DESCRIPTION OF THE TASK
Extract only the lines from the start of the entries below to the line with "per omicidi volontari", inclusive; omit every picture.

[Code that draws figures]
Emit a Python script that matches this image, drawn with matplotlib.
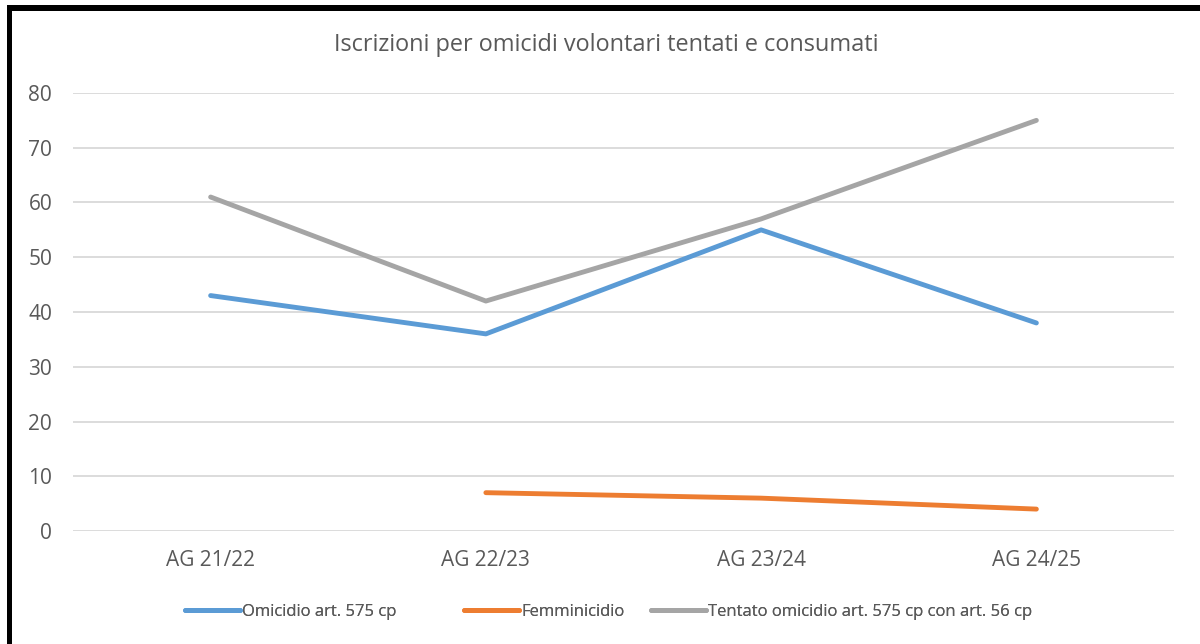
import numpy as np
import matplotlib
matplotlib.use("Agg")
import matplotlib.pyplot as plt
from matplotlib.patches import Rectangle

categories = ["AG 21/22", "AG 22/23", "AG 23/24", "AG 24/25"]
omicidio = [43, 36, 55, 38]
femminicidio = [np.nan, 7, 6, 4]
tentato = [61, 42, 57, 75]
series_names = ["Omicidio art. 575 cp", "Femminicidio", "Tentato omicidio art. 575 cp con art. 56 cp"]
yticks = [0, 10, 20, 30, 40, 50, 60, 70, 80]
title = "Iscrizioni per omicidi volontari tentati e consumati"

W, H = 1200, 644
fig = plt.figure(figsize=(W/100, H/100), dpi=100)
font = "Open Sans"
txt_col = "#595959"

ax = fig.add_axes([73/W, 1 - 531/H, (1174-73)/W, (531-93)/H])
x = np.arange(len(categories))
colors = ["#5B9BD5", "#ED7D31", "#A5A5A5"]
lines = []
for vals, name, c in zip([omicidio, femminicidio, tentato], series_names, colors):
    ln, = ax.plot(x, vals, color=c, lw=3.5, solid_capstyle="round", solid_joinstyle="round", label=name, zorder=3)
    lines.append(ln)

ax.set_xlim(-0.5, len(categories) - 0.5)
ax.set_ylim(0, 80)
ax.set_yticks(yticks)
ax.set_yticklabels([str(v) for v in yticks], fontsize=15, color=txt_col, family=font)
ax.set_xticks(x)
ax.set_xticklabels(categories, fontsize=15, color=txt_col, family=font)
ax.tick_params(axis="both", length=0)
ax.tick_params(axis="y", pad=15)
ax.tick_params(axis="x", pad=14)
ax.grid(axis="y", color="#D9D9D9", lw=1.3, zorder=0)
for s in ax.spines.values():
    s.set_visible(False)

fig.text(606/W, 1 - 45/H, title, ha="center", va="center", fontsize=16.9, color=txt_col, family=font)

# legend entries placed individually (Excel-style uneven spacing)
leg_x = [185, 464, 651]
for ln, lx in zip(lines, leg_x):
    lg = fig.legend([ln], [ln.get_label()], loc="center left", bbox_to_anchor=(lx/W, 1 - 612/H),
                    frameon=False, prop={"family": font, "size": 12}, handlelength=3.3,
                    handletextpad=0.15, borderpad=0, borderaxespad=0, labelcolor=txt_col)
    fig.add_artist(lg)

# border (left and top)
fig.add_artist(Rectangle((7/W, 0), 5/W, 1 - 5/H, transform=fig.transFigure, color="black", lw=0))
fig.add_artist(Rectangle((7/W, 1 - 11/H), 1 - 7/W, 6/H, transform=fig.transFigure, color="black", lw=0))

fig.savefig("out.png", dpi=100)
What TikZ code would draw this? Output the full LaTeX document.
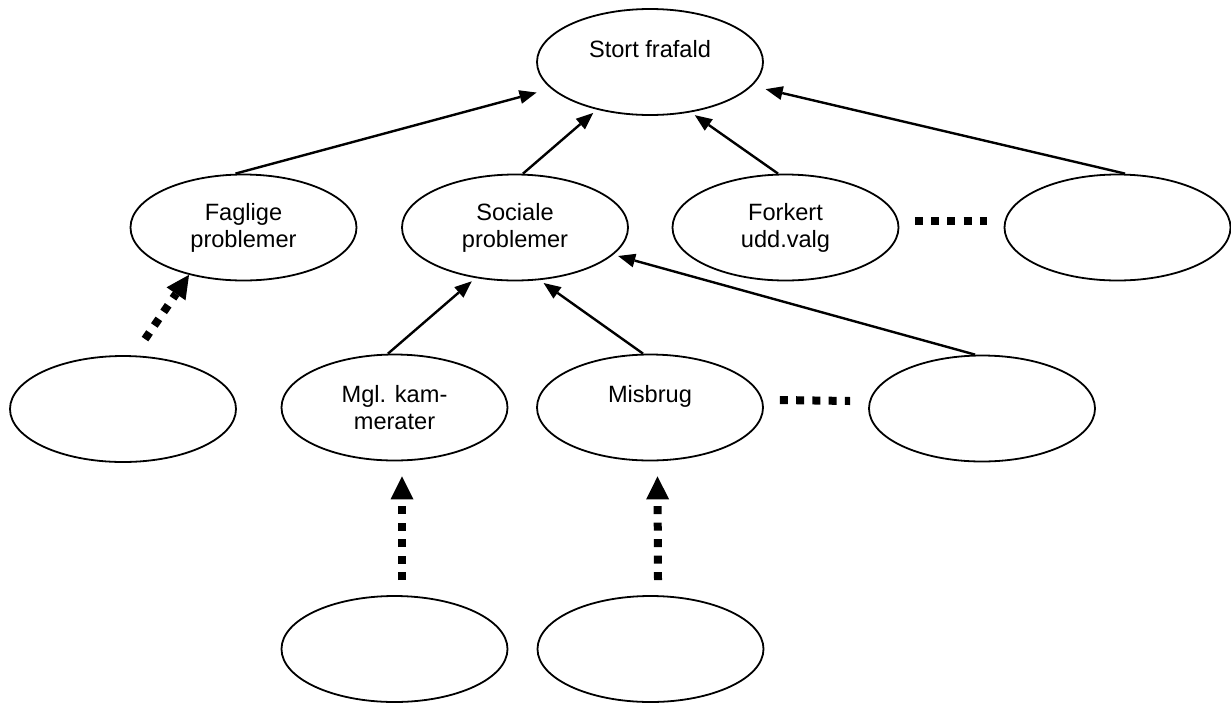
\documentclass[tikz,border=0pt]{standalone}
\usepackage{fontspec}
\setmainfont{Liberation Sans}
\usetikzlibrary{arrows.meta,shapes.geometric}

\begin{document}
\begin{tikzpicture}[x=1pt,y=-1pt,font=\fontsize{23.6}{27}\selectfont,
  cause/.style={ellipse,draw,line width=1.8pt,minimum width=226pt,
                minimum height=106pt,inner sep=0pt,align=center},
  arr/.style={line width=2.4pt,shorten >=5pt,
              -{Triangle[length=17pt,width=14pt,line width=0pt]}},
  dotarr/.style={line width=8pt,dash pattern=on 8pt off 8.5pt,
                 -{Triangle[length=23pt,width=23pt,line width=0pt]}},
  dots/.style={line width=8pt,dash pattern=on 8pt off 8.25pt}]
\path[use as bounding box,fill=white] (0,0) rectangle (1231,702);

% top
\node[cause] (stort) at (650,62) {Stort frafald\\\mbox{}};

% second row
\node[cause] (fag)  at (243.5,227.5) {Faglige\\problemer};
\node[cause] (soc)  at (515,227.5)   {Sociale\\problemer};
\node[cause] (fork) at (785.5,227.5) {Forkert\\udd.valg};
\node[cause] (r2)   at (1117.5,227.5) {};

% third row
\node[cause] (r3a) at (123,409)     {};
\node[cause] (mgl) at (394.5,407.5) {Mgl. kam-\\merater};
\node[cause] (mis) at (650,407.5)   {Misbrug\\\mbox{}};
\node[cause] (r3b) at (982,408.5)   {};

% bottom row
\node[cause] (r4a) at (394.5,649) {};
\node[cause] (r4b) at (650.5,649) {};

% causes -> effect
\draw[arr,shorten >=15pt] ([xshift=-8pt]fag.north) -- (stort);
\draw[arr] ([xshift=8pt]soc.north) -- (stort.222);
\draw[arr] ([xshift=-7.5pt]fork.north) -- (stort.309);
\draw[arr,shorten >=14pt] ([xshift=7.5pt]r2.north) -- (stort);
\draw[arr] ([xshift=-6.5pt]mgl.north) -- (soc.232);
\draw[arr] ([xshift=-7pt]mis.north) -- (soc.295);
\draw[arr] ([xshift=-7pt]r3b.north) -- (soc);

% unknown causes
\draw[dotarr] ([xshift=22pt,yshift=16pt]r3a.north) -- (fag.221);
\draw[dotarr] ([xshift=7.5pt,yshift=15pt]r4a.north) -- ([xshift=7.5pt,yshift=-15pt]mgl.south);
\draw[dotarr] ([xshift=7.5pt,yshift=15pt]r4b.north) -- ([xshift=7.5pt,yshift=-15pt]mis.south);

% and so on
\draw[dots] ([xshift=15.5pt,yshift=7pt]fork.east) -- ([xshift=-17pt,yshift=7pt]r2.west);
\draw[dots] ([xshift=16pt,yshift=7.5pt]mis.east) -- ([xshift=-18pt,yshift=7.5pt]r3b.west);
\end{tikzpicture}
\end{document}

CORRECT ANSWER
Emit a Python script that matches this image, drawn with matplotlib.
import numpy as np
import matplotlib
matplotlib.use("Agg")
import matplotlib.pyplot as plt
from matplotlib.patches import Rectangle

categories = ["AG 21/22", "AG 22/23", "AG 23/24", "AG 24/25"]
omicidio = [43, 36, 55, 38]
femminicidio = [np.nan, 7, 6, 4]
tentato = [61, 42, 57, 75]
series_names = ["Omicidio art. 575 cp", "Femminicidio", "Tentato omicidio art. 575 cp con art. 56 cp"]
yticks = [0, 10, 20, 30, 40, 50, 60, 70, 80]
title = "Iscrizioni per omicidi volontari tentati e consumati"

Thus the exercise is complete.